The genre of self-help continues to evolve as authors begin to realise that some forms of self-help can be customised for folks with a specific personality. For the majority of readers who have a GREEN personality, books like The Secret by Rhonda Byrnes will suffice - GREEN folks are too lazy to make a change to their lives so all they need to is to imagine the outcome and it will magically happen. The Secret sold like hot-cakes because GREENs are a dime a dozen.
That creates a problem for folks who have a RED personality, those who aggressively read self-improvement books because of some imaginary axe-to-grind like myself. So Nielsen and Tillisch's Return on Ambition gets the market segmentation right by writing to book that caters only to those people that don't seem to have the capability to slow down.
The basic premise of the book is that ambitious people tend to destroy themselves because they focus solely on achievements and ignore equally important aspects of success like personal growth and well-being.

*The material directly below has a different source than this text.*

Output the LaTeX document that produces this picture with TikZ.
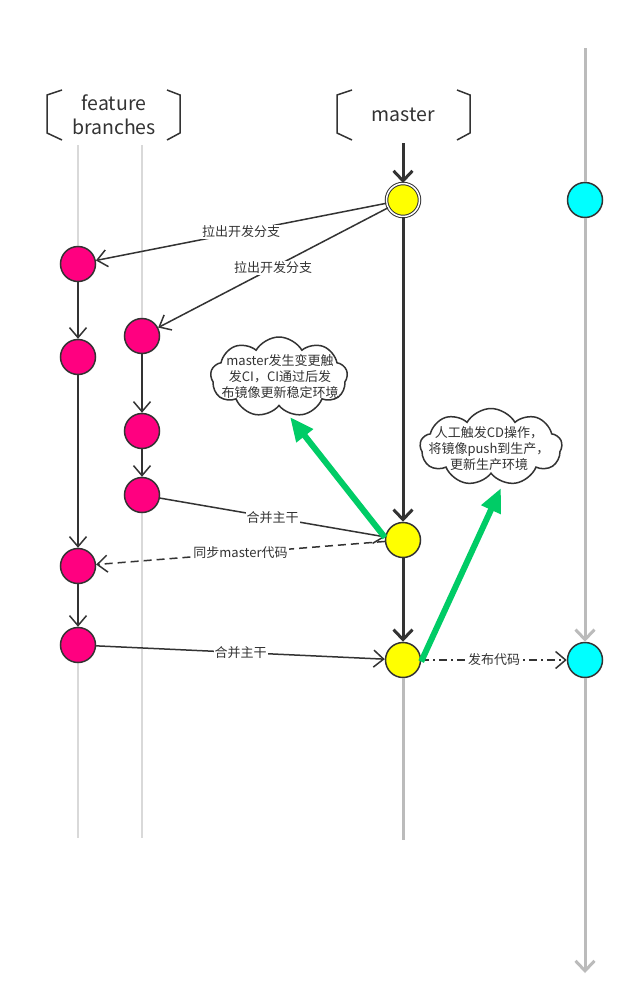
\documentclass[tikz,border=0pt]{standalone}
\usepackage{fontspec}
\setmainfont{Noto Sans CJK SC}
\usetikzlibrary{arrows.meta,shapes.symbols}
\definecolor{ink}{HTML}{333333}
\definecolor{pinkc}{HTML}{FF0080}
\definecolor{yellowc}{HTML}{FFFF00}
\definecolor{cyanc}{HTML}{00FFFF}
\definecolor{greenc}{HTML}{00CC66}
\definecolor{grayline}{HTML}{BBBBBB}
\definecolor{lightline}{HTML}{D9D9D9}
\tikzset{
  commit/.style={circle, draw=ink, line width=1.5pt, minimum size=35pt, inner sep=0pt},
  pinknode/.style={commit, fill=pinkc},
  yellownode/.style={commit, fill=yellowc},
  cyannode/.style={commit, fill=cyanc},
  startnode/.style={circle, draw=ink, line width=1pt, double=white, double distance=1.5pt, fill=yellowc, minimum size=33pt, inner sep=0pt},
  flow/.style={draw=ink, line width=1.5pt, -{Straight Barb[length=10pt,width=17pt]}},
  mainflow/.style={draw=ink, line width=3pt, -{Straight Barb[length=10pt,width=19pt]}},
  grayflow/.style={draw=grayline, line width=3pt, -{Straight Barb[length=10pt,width=19pt]}},
  grayplain/.style={draw=grayline, line width=3pt},
  lightplain/.style={draw=lightline, line width=1.8pt},
  greenarrow/.style={draw=greenc, line width=6pt, -{Triangle[length=24pt,width=20pt]}},
  lbl/.style={fill=white, inner sep=1pt, text=ink, font=\fontsize{13}{15}\selectfont},
  bracketline/.style={draw=ink, line width=1.5pt},
  title/.style={text=ink, align=center, font=\fontsize{19.5}{24}\selectfont},
  cloudbox/.style={cloud, cloud puffs=9, cloud puff arc=120, cloud ignores aspect, draw=ink, line width=1.5pt, fill=white, inner sep=0pt},
  cloudtext/.style={text=ink, align=center, font=\fontsize{13}{16}\selectfont, inner sep=0pt},
}
\begin{document}
\begin{tikzpicture}[x=1pt,y=-1pt]
\useasboundingbox[fill=white] (0,0) rectangle (635,1004);

% headers
\draw[bracketline] (62,90) -- (47,95) -- (47,133) -- (62,140);
\draw[bracketline] (167,90) -- (180,95) -- (180,133) -- (167,140);
\node[title] (fb) at (114,115) {feature\\branches};
\draw[bracketline] (352,90) -- (337,95) -- (337,133) -- (352,140);
\draw[bracketline] (457,90) -- (470,95) -- (470,133) -- (457,140);
\node[title] (ms) at (403,115) {master};

% lane coordinates
\coordinate (fa top) at (78,145);
\coordinate (fa bot) at (78,838);
\coordinate (fb top) at (142,145);
\coordinate (fb bot) at (142,838);
\coordinate (m top) at (403,143);
\coordinate (m bot) at (403,840);
\coordinate (r top) at (585,48);
\coordinate (r bot) at (585,973);

% background lanes
\draw[lightplain] (fa top) -- (fa bot);
\draw[lightplain] (fb top) -- (fb bot);

% commits
\node[startnode] (y1) at (403,200) {};
\node[yellownode] (y2) at (403,540) {};
\node[yellownode] (y3) at (403,660) {};
\node[cyannode] (c1) at (585,200) {};
\node[cyannode] (c2) at (585,660) {};
\node[pinknode] (p1) at (78,264) {};
\node[pinknode] (p2) at (78,357) {};
\node[pinknode] (p3) at (142,336) {};
\node[pinknode] (p4) at (142,431) {};
\node[pinknode] (p5) at (142,495) {};
\node[pinknode] (p6) at (78,566) {};
\node[pinknode] (p7) at (78,645) {};

% master / release lanes
\draw[mainflow] (m top) -- (y1);
\draw[mainflow] (y1) -- (y2);
\draw[mainflow] (y2) -- (y3);
\draw[grayplain] (y3) -- (m bot);
\draw[grayplain] (r top) -- (c1);
\draw[grayflow] (c1) -- (c2);
\draw[grayflow] (c2) -- (r bot);

% feature flows
\draw[flow] (p1) -- (p2);
\draw[flow] (p2) -- (p6);
\draw[flow] (p6) -- (p7);
\draw[flow] (p3) -- (p4);
\draw[flow] (p4) -- (p5);

\draw[flow] (y1) -- node[lbl, pos=0.5] {拉出开发分支} (p1);
\draw[flow] (y1) -- node[lbl, pos=0.5] {拉出开发分支} (p3);
\draw[flow] (p5) -- node[lbl, pos=0.5] {合并主干} (y2);
\draw[flow, dash pattern=on 8pt off 5pt] (y2) -- node[lbl, pos=0.5] {同步master代码} (p6);
\draw[flow] (p7) -- node[lbl, pos=0.5] {合并主干} (y3);
\draw[flow, dash pattern=on 8pt off 4pt on 2pt off 4pt] (y3) -- node[lbl, pos=0.5] {发布代码} (c2);

% clouds
\node[cloudbox, minimum width=137pt, minimum height=80pt] (k1) at (279,377) {};
\node[cloudtext] (t1) at (280,377) {master发生变更触\\发CI，CI通过后发\\布镜像更新稳定环境};
\node[cloudbox, minimum width=142pt, minimum height=77pt] (k2) at (491,447) {};
\node[cloudtext] (t2) at (489,449) {人工触发CD操作，\\将镜像push到生产，\\更新生产环境};

\coordinate (g1) at (290,417);
\coordinate (g2) at (501,488);
\draw[greenarrow] (y2.172) -- (g1);
\draw[greenarrow] (y3.-5) -- (g2);
\end{tikzpicture}
\end{document}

This, I can relate to - when I was studying Finance part-time, I also updated all my IT qualifications simultaneously and developed hyperactive-thyroid in the process. An old secondary school pal tried to pace me (even I know that's suicide) and almost had a real heart attack in his early thirties.
The main premise of the book is that well-being matters because you need good physical and mental health to go further in life. Personal growth is also important because there is no point becoming obsolete on the way up.
The book then goes on to look at all the typical double-edged swords that end up trapping ambitious people. One frenemy is the desire for Independence. Ambitious people love working alone because it gets work done faster, but it only with teamwork that people can go far. Another frenemy of the ambitious is Boldness, ambitious people take oversized risks which can lead to business failure or bankruptcy.
I'm not too impressed by the overall solutions and interventions from the authors. It reads like a therapy manual. I suggest you buy the book if you are really interested in solutions.
The only useful rule of thumb recommended by the authors is that ambitious people reflect upon their lives. That's always difficult for REDs who are often too busy correcting the mistakes of their subordinates or plotting world domination. I slowly found myself going once again back to FIRE as the primary means of finding some white space to contemplate their lives.
Without the proper amount of cash-flow, I'd still be fighting FIREs in a data centre today.
For its flaws, the book is still a good addition to a person's library because it states the problem quite well with examples that are relatable to the reader. The solution looks too much like hiring a management consultant to deal with your personal life, but I already am too deep into the cult of FIRE to really accept alternatives to Fuck You money as a solution for all personal ills.
Finally, I want to share my opinion on the kind of self-help book should you read based on your personality?
RED - Return on Ambition, any part-time short-cut book that summarises an MBA program, management books by Jack Welch, Good to Great by Jim Collins.
YELLOW - Any Zig Ziglar Sales Manual, Dale Carnegie's How to Win Friends and Influence People
BLUE - Security Analysis by Benjamin Graham, The Art of Computer Programming by Donald Knuth, Capital of the 21st Century by Thomas Piketty
GREEN - The Secret, Rich Dad Poor Dad, anything by Harv Eker, 50 Shades of Grey, Invisible Trade, any book by Enid Blyton.